What is required
Return exactly the lines that run from the beginning through the line containing "Z = -np.cos(t) + ez", both included, and no others.

☆ ☆ ☆

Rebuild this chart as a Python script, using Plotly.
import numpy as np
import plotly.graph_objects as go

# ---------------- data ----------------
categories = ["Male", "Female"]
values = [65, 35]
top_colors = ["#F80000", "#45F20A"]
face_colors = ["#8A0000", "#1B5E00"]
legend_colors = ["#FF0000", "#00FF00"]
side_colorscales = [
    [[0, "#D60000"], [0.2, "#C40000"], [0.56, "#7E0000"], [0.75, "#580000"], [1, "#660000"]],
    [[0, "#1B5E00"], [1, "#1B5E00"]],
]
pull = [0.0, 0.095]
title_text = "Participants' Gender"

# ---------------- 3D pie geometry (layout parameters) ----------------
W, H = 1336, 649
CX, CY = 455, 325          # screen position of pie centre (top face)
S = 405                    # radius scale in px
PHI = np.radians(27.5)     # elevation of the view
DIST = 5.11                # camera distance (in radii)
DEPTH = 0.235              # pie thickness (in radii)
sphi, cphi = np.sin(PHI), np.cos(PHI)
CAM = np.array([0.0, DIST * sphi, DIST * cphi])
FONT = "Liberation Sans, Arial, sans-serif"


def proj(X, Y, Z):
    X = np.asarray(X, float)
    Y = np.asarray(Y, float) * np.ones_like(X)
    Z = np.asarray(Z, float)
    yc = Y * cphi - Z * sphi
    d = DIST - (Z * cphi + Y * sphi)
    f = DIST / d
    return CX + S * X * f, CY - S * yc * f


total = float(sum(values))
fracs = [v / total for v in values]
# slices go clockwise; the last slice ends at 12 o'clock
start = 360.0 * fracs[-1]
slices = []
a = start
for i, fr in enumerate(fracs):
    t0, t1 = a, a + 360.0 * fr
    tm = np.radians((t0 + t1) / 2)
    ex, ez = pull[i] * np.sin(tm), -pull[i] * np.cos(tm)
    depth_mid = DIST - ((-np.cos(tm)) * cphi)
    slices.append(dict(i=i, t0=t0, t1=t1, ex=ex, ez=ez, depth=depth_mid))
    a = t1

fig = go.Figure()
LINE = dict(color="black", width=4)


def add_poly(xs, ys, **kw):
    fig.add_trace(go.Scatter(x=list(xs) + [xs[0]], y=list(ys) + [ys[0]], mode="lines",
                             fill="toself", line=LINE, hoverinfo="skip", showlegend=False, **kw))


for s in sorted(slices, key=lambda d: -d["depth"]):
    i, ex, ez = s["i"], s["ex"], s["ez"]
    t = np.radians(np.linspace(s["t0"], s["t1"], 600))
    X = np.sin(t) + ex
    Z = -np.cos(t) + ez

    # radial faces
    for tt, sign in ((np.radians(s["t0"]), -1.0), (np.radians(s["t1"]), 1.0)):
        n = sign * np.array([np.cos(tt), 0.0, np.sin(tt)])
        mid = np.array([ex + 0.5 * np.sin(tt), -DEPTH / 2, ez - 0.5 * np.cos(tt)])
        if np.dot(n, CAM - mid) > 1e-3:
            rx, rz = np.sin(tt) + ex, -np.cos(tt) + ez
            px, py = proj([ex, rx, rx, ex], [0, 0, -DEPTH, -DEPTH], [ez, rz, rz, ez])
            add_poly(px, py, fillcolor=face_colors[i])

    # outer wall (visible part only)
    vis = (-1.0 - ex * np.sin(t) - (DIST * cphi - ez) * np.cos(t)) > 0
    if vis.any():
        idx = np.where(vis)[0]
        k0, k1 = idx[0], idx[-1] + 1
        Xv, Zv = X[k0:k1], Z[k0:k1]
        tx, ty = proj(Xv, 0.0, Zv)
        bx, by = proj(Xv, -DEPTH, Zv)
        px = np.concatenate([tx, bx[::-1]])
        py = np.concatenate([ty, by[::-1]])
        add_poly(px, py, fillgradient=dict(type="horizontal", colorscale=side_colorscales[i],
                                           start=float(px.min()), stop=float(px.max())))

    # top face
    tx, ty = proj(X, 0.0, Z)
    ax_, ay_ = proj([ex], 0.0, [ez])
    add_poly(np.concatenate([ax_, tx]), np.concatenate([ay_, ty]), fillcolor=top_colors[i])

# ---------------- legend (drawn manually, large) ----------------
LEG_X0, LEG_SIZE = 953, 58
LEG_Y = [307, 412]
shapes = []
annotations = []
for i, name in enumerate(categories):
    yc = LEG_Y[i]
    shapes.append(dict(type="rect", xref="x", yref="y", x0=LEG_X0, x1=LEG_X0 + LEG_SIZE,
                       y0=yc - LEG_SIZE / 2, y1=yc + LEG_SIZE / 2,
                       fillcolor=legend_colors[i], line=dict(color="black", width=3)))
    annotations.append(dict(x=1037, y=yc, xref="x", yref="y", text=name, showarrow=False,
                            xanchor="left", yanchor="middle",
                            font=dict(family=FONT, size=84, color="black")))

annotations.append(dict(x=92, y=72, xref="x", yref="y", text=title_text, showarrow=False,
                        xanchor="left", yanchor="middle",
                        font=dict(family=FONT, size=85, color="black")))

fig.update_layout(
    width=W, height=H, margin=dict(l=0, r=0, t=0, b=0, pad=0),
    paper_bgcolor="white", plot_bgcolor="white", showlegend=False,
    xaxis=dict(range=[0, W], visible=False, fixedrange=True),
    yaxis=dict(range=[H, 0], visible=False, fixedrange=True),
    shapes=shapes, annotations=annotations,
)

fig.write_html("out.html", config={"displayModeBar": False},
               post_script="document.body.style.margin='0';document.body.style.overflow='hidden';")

☆ ☆ ☆

Response to this task
Rebuild this chart as a Python script, using Plotly.
import numpy as np
import plotly.graph_objects as go

# ---------------- data ----------------
categories = ["Male", "Female"]
values = [65, 35]
top_colors = ["#F80000", "#45F20A"]
face_colors = ["#8A0000", "#1B5E00"]
legend_colors = ["#FF0000", "#00FF00"]
side_colorscales = [
    [[0, "#D60000"], [0.2, "#C40000"], [0.56, "#7E0000"], [0.75, "#580000"], [1, "#660000"]],
    [[0, "#1B5E00"], [1, "#1B5E00"]],
]
pull = [0.0, 0.095]
title_text = "Participants' Gender"

# ---------------- 3D pie geometry (layout parameters) ----------------
W, H = 1336, 649
CX, CY = 455, 325          # screen position of pie centre (top face)
S = 405                    # radius scale in px
PHI = np.radians(27.5)     # elevation of the view
DIST = 5.11                # camera distance (in radii)
DEPTH = 0.235              # pie thickness (in radii)
sphi, cphi = np.sin(PHI), np.cos(PHI)
CAM = np.array([0.0, DIST * sphi, DIST * cphi])
FONT = "Liberation Sans, Arial, sans-serif"


def proj(X, Y, Z):
    X = np.asarray(X, float)
    Y = np.asarray(Y, float) * np.ones_like(X)
    Z = np.asarray(Z, float)
    yc = Y * cphi - Z * sphi
    d = DIST - (Z * cphi + Y * sphi)
    f = DIST / d
    return CX + S * X * f, CY - S * yc * f


total = float(sum(values))
fracs = [v / total for v in values]
# slices go clockwise; the last slice ends at 12 o'clock
start = 360.0 * fracs[-1]
slices = []
a = start
for i, fr in enumerate(fracs):
    t0, t1 = a, a + 360.0 * fr
    tm = np.radians((t0 + t1) / 2)
    ex, ez = pull[i] * np.sin(tm), -pull[i] * np.cos(tm)
    depth_mid = DIST - ((-np.cos(tm)) * cphi)
    slices.append(dict(i=i, t0=t0, t1=t1, ex=ex, ez=ez, depth=depth_mid))
    a = t1

fig = go.Figure()
LINE = dict(color="black", width=4)


def add_poly(xs, ys, **kw):
    fig.add_trace(go.Scatter(x=list(xs) + [xs[0]], y=list(ys) + [ys[0]], mode="lines",
                             fill="toself", line=LINE, hoverinfo="skip", showlegend=False, **kw))


for s in sorted(slices, key=lambda d: -d["depth"]):
    i, ex, ez = s["i"], s["ex"], s["ez"]
    t = np.radians(np.linspace(s["t0"], s["t1"], 600))
    X = np.sin(t) + ex
    Z = -np.cos(t) + ez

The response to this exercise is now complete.